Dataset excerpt
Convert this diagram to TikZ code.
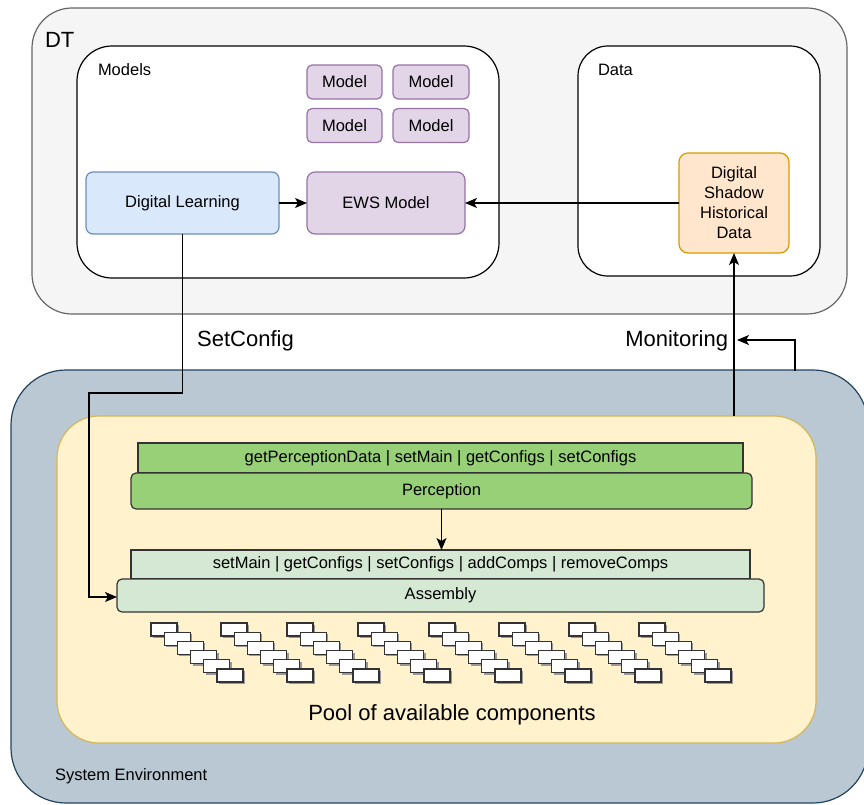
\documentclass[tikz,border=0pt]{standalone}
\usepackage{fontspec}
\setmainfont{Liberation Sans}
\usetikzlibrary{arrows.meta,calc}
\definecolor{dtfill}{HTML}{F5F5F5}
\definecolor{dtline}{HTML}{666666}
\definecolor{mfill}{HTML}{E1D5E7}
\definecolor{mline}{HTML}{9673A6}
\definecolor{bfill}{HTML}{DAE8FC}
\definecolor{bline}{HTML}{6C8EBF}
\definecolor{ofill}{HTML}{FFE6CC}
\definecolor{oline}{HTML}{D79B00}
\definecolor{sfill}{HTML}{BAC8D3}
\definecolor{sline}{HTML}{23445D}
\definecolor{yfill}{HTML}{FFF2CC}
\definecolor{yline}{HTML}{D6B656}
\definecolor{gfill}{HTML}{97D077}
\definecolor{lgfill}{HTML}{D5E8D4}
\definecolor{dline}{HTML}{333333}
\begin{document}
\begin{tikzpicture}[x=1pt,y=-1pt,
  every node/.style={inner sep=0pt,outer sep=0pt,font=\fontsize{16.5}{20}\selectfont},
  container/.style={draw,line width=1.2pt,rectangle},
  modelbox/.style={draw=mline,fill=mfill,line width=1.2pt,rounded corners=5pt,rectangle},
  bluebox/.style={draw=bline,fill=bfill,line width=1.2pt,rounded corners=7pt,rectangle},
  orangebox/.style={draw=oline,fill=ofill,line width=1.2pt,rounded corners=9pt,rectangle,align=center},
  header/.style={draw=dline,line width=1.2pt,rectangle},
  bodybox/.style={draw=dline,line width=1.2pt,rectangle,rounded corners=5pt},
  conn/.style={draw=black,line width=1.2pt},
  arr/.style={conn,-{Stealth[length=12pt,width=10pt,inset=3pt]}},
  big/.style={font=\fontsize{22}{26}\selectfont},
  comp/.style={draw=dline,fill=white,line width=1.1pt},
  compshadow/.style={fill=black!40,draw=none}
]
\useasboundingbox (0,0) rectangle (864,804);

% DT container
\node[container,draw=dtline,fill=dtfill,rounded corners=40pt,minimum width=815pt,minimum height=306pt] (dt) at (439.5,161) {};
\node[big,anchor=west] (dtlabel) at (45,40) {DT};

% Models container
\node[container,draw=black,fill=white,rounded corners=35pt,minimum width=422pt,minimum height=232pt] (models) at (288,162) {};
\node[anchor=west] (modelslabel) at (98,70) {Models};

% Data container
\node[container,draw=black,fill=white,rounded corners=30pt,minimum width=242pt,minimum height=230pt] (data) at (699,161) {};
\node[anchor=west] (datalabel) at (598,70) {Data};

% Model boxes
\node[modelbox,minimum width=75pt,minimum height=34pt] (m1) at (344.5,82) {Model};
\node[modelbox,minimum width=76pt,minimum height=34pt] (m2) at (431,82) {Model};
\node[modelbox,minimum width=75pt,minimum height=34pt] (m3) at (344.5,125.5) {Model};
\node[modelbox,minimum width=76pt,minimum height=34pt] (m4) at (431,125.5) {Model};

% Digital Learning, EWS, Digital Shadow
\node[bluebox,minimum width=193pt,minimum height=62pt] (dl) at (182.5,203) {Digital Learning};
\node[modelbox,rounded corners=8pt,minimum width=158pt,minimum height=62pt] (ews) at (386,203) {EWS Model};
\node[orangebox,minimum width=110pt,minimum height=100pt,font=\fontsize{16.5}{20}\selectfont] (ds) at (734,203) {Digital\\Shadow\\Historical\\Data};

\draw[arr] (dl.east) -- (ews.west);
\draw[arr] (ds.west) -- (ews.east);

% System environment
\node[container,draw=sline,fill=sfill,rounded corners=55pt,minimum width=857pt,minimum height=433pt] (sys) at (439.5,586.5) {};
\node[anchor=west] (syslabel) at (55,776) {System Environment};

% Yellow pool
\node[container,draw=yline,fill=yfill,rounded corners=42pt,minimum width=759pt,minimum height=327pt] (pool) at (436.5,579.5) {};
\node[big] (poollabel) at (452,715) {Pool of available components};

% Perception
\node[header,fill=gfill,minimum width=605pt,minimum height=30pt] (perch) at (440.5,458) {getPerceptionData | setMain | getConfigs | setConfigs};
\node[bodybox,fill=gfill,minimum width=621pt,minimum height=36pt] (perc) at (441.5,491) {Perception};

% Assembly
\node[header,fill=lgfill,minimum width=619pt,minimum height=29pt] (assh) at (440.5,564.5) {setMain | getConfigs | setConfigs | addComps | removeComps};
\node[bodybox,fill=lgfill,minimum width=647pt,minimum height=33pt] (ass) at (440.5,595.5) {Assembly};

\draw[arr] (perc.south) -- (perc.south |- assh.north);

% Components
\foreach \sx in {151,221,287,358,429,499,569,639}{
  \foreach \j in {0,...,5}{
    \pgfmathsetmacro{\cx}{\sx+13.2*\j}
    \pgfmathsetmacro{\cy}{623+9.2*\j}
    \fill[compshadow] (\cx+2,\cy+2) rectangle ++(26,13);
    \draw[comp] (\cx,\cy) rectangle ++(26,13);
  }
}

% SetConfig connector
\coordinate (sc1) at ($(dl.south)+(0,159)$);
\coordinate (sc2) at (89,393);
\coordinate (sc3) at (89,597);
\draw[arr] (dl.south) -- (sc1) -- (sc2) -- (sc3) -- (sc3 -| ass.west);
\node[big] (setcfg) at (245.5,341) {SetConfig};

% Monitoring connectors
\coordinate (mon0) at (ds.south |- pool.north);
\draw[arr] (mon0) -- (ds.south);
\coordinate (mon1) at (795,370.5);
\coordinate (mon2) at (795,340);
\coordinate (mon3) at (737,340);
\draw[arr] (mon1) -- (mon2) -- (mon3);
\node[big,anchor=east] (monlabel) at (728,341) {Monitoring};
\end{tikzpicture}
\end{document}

* * *

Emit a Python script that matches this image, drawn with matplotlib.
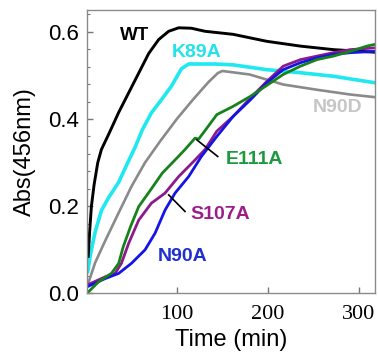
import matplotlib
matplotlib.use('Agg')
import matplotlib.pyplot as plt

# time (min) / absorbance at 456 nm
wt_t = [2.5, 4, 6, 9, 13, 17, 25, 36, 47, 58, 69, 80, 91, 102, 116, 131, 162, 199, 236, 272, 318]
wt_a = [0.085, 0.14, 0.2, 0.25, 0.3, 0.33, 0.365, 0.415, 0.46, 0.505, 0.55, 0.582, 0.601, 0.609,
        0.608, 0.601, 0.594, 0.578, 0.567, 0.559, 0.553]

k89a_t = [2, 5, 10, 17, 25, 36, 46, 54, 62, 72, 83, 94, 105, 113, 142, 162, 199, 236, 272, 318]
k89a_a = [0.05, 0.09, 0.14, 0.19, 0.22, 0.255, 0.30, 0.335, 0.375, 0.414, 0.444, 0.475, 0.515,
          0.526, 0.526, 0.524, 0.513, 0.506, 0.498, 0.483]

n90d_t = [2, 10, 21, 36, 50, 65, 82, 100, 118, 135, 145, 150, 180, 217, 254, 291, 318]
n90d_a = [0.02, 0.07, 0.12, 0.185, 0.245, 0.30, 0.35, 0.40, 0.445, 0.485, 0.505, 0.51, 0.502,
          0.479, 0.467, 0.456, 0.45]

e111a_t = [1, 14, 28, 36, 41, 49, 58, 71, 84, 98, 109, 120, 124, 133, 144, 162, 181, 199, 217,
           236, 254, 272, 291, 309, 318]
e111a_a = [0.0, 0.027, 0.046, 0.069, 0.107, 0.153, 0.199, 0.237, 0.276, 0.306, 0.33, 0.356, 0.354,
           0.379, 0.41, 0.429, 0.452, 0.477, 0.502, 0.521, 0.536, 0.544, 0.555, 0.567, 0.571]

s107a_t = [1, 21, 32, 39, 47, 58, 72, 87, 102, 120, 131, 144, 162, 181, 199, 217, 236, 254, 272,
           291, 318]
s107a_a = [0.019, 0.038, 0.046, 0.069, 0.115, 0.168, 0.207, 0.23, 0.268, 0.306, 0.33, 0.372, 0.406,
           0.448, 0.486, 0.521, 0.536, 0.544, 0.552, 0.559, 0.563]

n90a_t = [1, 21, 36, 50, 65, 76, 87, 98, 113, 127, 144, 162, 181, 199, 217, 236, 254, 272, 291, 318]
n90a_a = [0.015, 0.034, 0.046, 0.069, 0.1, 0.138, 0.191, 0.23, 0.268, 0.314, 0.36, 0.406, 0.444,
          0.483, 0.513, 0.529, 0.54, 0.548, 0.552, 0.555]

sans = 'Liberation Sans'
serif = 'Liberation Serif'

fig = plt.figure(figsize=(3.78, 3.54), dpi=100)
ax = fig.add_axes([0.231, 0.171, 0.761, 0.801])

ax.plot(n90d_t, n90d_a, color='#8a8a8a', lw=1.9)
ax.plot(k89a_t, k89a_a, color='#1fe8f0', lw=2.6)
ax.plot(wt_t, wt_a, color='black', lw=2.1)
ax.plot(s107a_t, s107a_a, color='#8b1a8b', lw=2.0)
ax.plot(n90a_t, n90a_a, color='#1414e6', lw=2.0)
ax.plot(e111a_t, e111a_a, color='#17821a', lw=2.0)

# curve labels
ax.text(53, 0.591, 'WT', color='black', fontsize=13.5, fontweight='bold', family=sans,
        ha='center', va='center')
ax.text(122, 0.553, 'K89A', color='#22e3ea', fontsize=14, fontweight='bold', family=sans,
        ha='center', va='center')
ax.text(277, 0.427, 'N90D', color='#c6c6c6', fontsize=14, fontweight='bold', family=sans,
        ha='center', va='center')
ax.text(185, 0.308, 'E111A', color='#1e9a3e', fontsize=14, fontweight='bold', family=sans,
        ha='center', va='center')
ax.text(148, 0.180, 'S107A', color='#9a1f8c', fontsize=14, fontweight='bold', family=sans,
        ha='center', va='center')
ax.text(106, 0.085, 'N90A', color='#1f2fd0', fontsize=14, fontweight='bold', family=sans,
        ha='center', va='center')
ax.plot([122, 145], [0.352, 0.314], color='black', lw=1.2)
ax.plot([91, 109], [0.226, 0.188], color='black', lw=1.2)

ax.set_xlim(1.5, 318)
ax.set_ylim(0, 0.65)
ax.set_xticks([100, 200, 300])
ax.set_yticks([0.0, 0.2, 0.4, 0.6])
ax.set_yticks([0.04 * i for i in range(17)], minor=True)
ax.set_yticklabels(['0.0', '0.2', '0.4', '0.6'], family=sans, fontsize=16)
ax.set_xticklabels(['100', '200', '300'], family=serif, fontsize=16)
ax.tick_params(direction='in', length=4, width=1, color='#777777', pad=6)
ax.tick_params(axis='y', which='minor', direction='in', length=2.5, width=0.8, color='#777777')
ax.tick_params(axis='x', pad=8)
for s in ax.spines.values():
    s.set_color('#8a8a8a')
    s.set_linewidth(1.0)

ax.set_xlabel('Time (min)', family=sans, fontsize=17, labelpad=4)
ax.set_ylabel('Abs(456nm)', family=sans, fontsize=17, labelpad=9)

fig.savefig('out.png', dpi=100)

Directions:
Keep to the lines between the line with "Emit a Python" and the line with "0.608, 0.601, 0.594, 0.578, 0.567, 0.559, 0.553]", inclusive, and transcribe them without pictures.

Output for this task:
Emit a Python script that matches this image, drawn with matplotlib.
import matplotlib
matplotlib.use('Agg')
import matplotlib.pyplot as plt

# time (min) / absorbance at 456 nm
wt_t = [2.5, 4, 6, 9, 13, 17, 25, 36, 47, 58, 69, 80, 91, 102, 116, 131, 162, 199, 236, 272, 318]
wt_a = [0.085, 0.14, 0.2, 0.25, 0.3, 0.33, 0.365, 0.415, 0.46, 0.505, 0.55, 0.582, 0.601, 0.609,
        0.608, 0.601, 0.594, 0.578, 0.567, 0.559, 0.553]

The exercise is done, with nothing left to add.